Nvidia last week disclosed a non-exclusive licensing agreement with AI chip startup Groq, a deal that also brings Groq’s founder, president and key engineers into the AI chip giant while leaving the company operating independently.
Under the agreement, Nvidia will license Groq’s inference technology, which is designed for ultra-low latency AI workloads.
According to media reports, Nvidia had agreed to buy Groq for $20 billion in cash, but neither company confirmed this yet.
Citi analyst Atif Malik sees the deal as “a clear positive on two fronts.”

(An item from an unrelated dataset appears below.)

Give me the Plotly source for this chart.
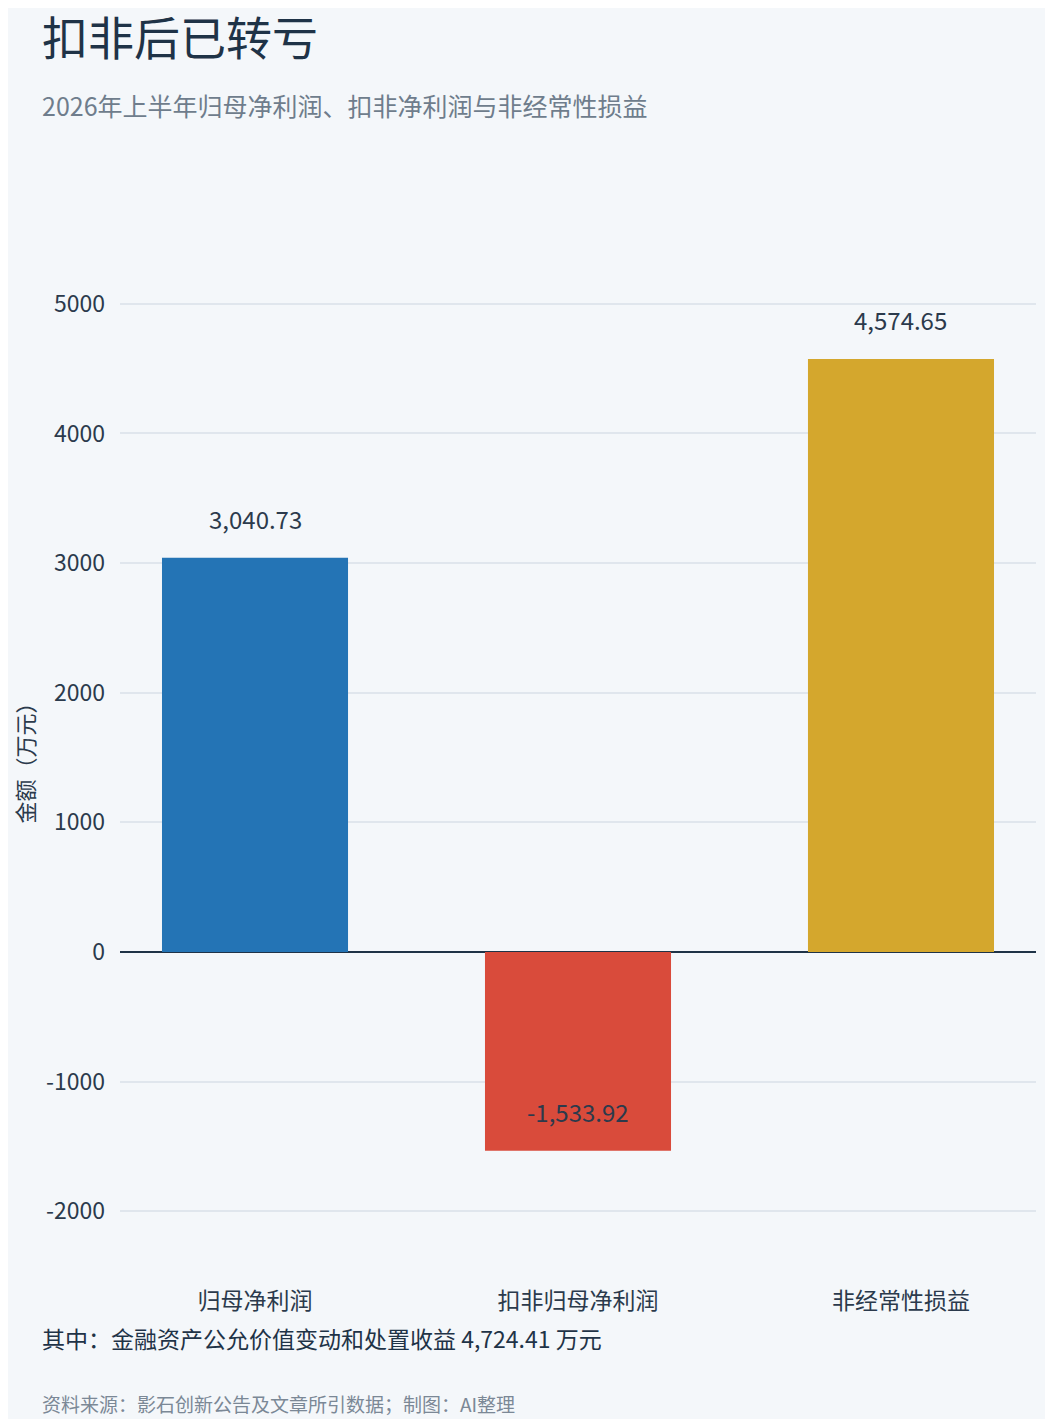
import plotly.graph_objects as go

categories = ['归母净利润', '扣非归母净利润', '非经常性损益']
values = [3040.73, -1533.92, 4574.65]
bar_colors = ['#2474b5', '#d94b3b', '#d4a72d']
y_ticks = [-2000, -1000, 0, 1000, 2000, 3000, 4000, 5000]

title = '扣非后已转亏'
subtitle = '2026年上半年归母净利润、扣非净利润与非经常性损益'
note = '其中：金融资产公允价值变动和处置收益 4,724.41 万元'
source = '资料来源：影石创新公告及文章所引数据；制图：AI整理'

FONT = 'Noto Sans CJK SC, Noto Sans, sans-serif'
BG = '#f4f7fa'
DARK = '#1f3347'
TEXT = '#2b3a4c'

# page has an 8px body margin, so figure pixels = picture pixels - 8
W, H = 1045, 1411
L, R, T, B = 112, 17, 231, 143


def px_x(px):
    return (px - L) / (W - L - R)


def px_y(py):
    return 1 - (py - T) / (H - T - B)


fig = go.Figure(go.Bar(
    x=categories, y=values, width=0.576,
    marker=dict(color=bar_colors, line=dict(width=0)),
    hoverinfo='skip',
))

# value labels sit a fixed distance above the bar end (also for the negative bar)
for c, v in zip(categories, values):
    fig.add_annotation(x=c, y=v, text=f'{v:,.2f}', showarrow=False,
                       yanchor='middle', yshift=39,
                       font=dict(size=24, color=TEXT))

paper_texts = [
    (title, 27, 46, DARK),
    (subtitle, 97, 25, '#6f7d8c'),
    (note, 1330, 23, DARK),
    (source, 1395, 19, '#7b8896'),
]
for txt, py, size, color in paper_texts:
    fig.add_annotation(xref='paper', yref='paper', x=px_x(32), y=px_y(py),
                       xanchor='left', yanchor='middle', text=txt,
                       showarrow=False, font=dict(size=size, color=color))

fig.update_layout(
    width=W, height=H,
    paper_bgcolor=BG, plot_bgcolor=BG,
    font=dict(family=FONT, color=TEXT),
    margin=dict(l=L, r=R, t=T, b=B),
    showlegend=False,
    xaxis=dict(range=[-0.418, 2.418], showgrid=False, zeroline=False,
               ticks='', ticklabelstandoff=9,
               tickfont=dict(size=23, color=TEXT)),
    yaxis=dict(range=[-2500, 5500], tickvals=y_ticks,
               ticktext=[str(t) for t in y_ticks],
               gridcolor='#e0e6ed', gridwidth=1.5,
               zeroline=True, zerolinecolor=DARK, zerolinewidth=2,
               tickfont=dict(size=23, color=TEXT), ticklabelstandoff=14,
               title=dict(text='金额（万元）', font=dict(size=22, color=TEXT),
                          standoff=12)),
)

fig.write_html('out.html')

With the deal, Nvidia “is indirectly acknowledging that specialized inference architectures are important for real-time and cost-efficient AI deployments to address competition from TPUs and perhaps to a lesser extent upcoming startups.”
Moreover, while a licensing approach allows Nvidia to avoid regulatory scrutiny tied to a full takeover.
Malik added that licensing Groq’s IP lets Nvidia “swiftly add more inference-optimized compute stacks to its road map without building the technology from the ground up.”
Stifel Ruben Roy highlighted that Groq’s language processing units (LPUs) are optimized for fast decode inference and ultra-low latency.
Roy said Groq’s SRAM-based architecture could complement Nvidia’s upcoming Vera Rubin platform, allowing systems to be tuned for different workloads.
“We believe that the addition of an SRAM-based LPUs will add another option where token/$ and token/Watt metrics are optimized depending on workload,” Roy said.
Truist analyst William Stein described the tie-up as a competitive response to growing pressure from alternative inference architectures, particularly TPUs.
The analyst said the move is designed “to fortify NVDA’s competitive positioning, specifically vs. the TPU,” adding that while the reported $20 billion price tag is large in absolute terms, it is modest relative to Nvidia’s cash position and near-term free cash flow generation.
In a separate note, UBS analyst Timothy Arcuri said the deal “could bolster NVDA’s ability to service high-speed inference applications,” an area where traditional GPUs are less efficient due to reliance on off-chip high-bandwidth memory.
He added that the move is consistent with Nvidia’s push toward offering “ASIC-like architectures in addition to its mainstream GPU roadmap,” alongside initiatives such as Rubin CPX.